R. Os clientes e os funcionários são o coletivo preferido para recrutar advocacy, constituem o grupo de “Um como você”, o qual envolve uma política de comunicação que deve ativar a esses coletivos a partir de crenças compartilhadas, que nasce na visão e propósito da organização, até chegar à conversão do cliente e do funcionário em advogado defensor da empresa. O sucesso de uma política dirigida a captar influencers pode deparar múltiplos advogados defensores confiáveis e anônimos. Na verdade, é um processo natural que parte da satisfação do cliente e da cultura de integrante do funcionário. Gestioná-lo significa respeito à liberdade dos clientes e funcionários, não os pressionar, não os usar, mas conquistá-los compartilhando valores e satisfações, tanto no serviço ao cliente quanto no trabalho do dia-a-dia.
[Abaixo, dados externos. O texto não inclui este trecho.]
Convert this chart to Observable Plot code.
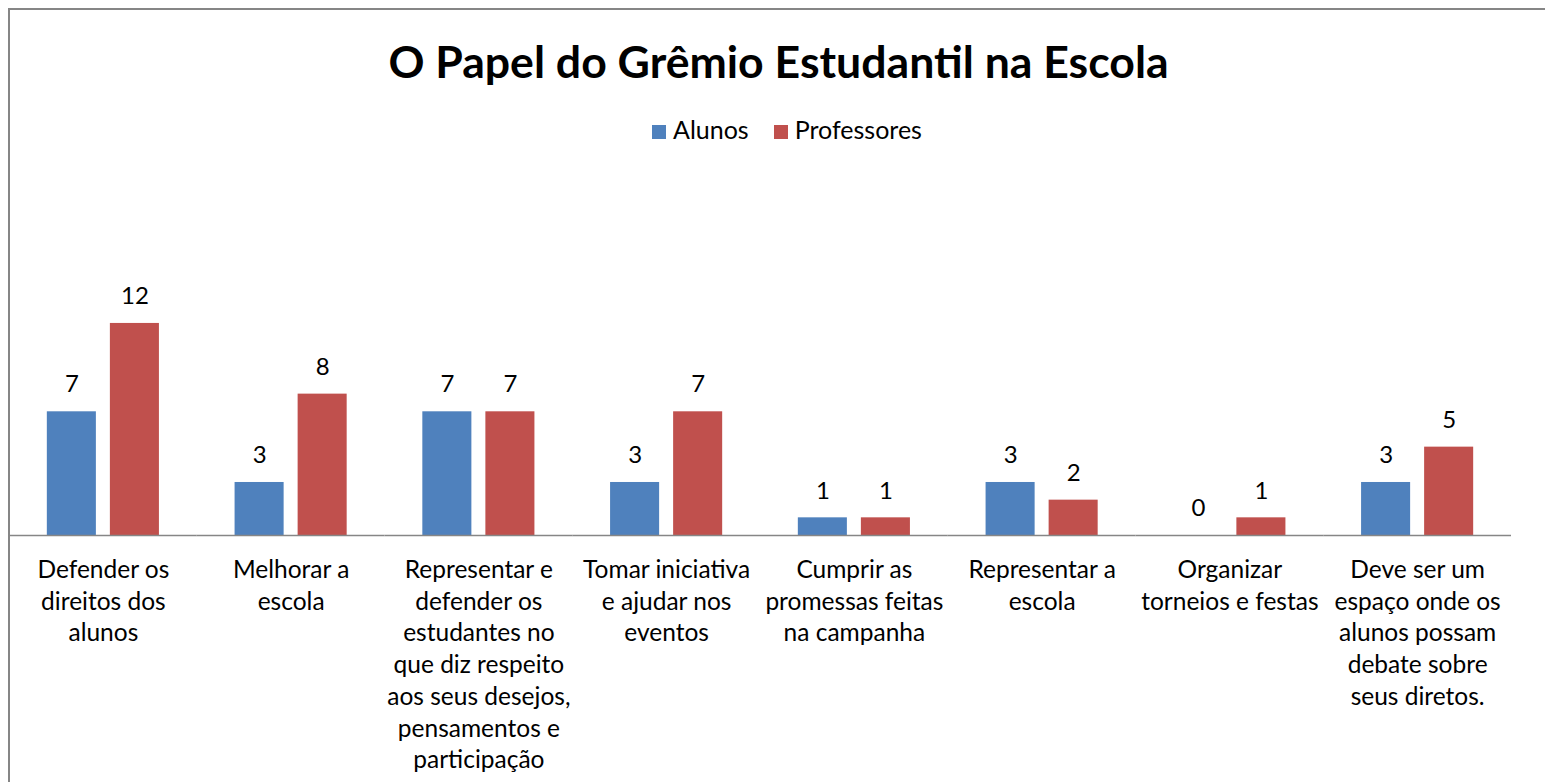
<!DOCTYPE html>
<html>
<head>
<meta charset="utf-8">
<script src="https://cdn.jsdelivr.net/npm/d3@7"></script>
<script src="https://cdn.jsdelivr.net/npm/@observablehq/plot@0.6"></script>
<style>
  body { margin: 0; background: #fff; font-family: Lato, "Open Sans", sans-serif; }
  #wrap { position: relative; width: 1545px; height: 782px; overflow: hidden; background: #fff; }
  #frame { position: absolute; left: 8px; top: 8px; width: 3000px; height: 3000px;
           border-left: 2px solid #868686; border-top: 2px solid #868686; box-sizing: border-box; }
  #title { position: absolute; left: 6px; width: 1545px; top: 34px; text-align: center;
           font-weight: 700; font-size: 44.6px; line-height: 1.2; color: #000; white-space: nowrap; }
  #legend { position: absolute; left: 652px; top: 113.6px; display: flex; align-items: center;
            font-size: 25px; line-height: 30px; color: #000; white-space: nowrap; }
  .sw { display: inline-block; width: 14px; height: 14px; margin-right: 7px; position: relative; top: 3px; }
  .item { display: flex; align-items: center; margin-right: 25px; }
  #chart { position: absolute; left: 0; top: 150px; }
</style>
</head>
<body>
<div id="wrap">
  <div id="frame"></div>
  <div id="title"></div>
  <div id="legend"></div>
  <div id="chart"></div>
</div>
<script>
const titleText = "O Papel do Grêmio Estudantil na Escola";
const series = ["Alunos", "Professores"];
const seriesColors = ["#4F81BD", "#C0504D"];
const categories = [
  "Defender os direitos dos alunos",
  "Melhorar a escola",
  "Representar e defender os estudantes no que diz respeito aos seus desejos, pensamentos e participação",
  "Tomar iniciativa e ajudar nos eventos",
  "Cumprir as promessas feitas na campanha",
  "Representar a escola",
  "Organizar torneios e festas",
  "Deve ser um espaço onde os alunos possam debate sobre seus diretos."
];
const tickLabels = [
  "Defender os\ndireitos dos\nalunos",
  "Melhorar a\nescola",
  "Representar e\ndefender os\nestudantes no\nque diz respeito\naos seus desejos,\npensamentos e\nparticipação",
  "Tomar iniciativa\ne ajudar nos\neventos",
  "Cumprir as\npromessas feitas\nna campanha",
  "Representar a\nescola",
  "Organizar\ntorneios e festas",
  "Deve ser um\nespaço onde os\nalunos possam\ndebate sobre\nseus diretos."
];
const alunos = [7, 3, 7, 3, 1, 3, 0, 3];
const professores = [12, 8, 7, 7, 1, 2, 1, 5];

const data = [];
categories.forEach((c, i) => {
  data.push({category: c, series: series[0], value: alunos[i]});
  data.push({category: c, series: series[1], value: professores[i]});
});

document.getElementById("title").textContent = titleText;
const legend = document.getElementById("legend");
series.forEach((s, i) => {
  const item = document.createElement("div");
  item.className = "item";
  const sw = document.createElement("span");
  sw.className = "sw";
  sw.style.background = seriesColors[i];
  item.appendChild(sw);
  item.appendChild(document.createTextNode(s));
  legend.appendChild(item);
});

const chart = Plot.plot({
  width: 1545,
  height: 632,
  marginLeft: 9,
  marginRight: 34,
  marginTop: 137.6,
  marginBottom: 247,
  fx: {domain: categories, padding: 0, round: false, label: null},
  x: {domain: series, paddingInner: 0.222, paddingOuter: 0.6, round: false, axis: null},
  y: {domain: [0, 14], axis: null},
  color: {domain: series, range: seriesColors},
  style: {fontFamily: "Lato, 'Open Sans', sans-serif", fontSize: "23px", color: "#000", background: "transparent"},
  marks: [
    Plot.barY(data, {fx: "category", x: "series", y: "value", fill: "series"}),
    Plot.ruleY([0], {stroke: "#868686", strokeWidth: 1.5}),
    Plot.text(data, {fx: "category", x: "series", y: "value", text: d => String(d.value),
      lineAnchor: "middle", dy: -27, fontSize: 24, fill: "#000"}),
    Plot.axisFx({anchor: "bottom", tickSize: 0, tickPadding: 20, label: null,
      tickFormat: d => tickLabels[categories.indexOf(d)], fontSize: 24.5, lineHeight: 1.294, fill: "#000"})
  ]
});
document.getElementById("chart").appendChild(chart);
</script>
</body>
</html>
É um processo natural, só tem que reforçá-lo com políticas de compromisso e integração. A marca corporativa é, nesse sentido, a plataforma de gestão onde converge a visão, o propósito, os princípios que constroem as crenças compartilhadas da organização. Tem que esquecer a velha dicotomia entre a cultura e a marca corporativa, ambos ativos devem ser entendidos e gestionados de forma integrada.
P. Marcas e influencers. Acho interessante falar sobre isso.
R. Os últimos dados no universo digital apontam para uma perda de força dos influencers. Fala-se de um ceticismo crescente conhecido como BIF (Branded Influencer Fatigue). Uma pesquisa da Deloitte mostra um dado significativo: há um ano as redes sociais eram utilizadas por 18% dos consumidores quando estavam realizando as compras, este ano não chegaram a 3%. Talvez atrás dessa informação encontra-se o fenômeno dos microinfluencers.
P. Quem responsabiliza uma marca, ou em outras palavras, que compromisso assume em função da imagem que projeta?
R. O compromisso é conseguir a confiança de todos os públicos que se relacionam com a empresa e da opinião pública hoje em dia, no mínimo, estancada.
P. Quem é o dono da Marca?
R. Assim como a Reputação é propriedade dos públicos, a marca é propriedade da empresa e deve ser protegida pelo máximo órgão diretivo, ou seja, o Conselho de Administração. É estranho que uma recomendação da CNMV para o Bom Governo das sociedades listadas na Bolsa, não se pronuncie sobre a gestão da marca. Atribui ao Conselho a faculdade indelegável de promover uma política de responsabilidade social e esquece que o intangível mais importante da empresa é sua marca.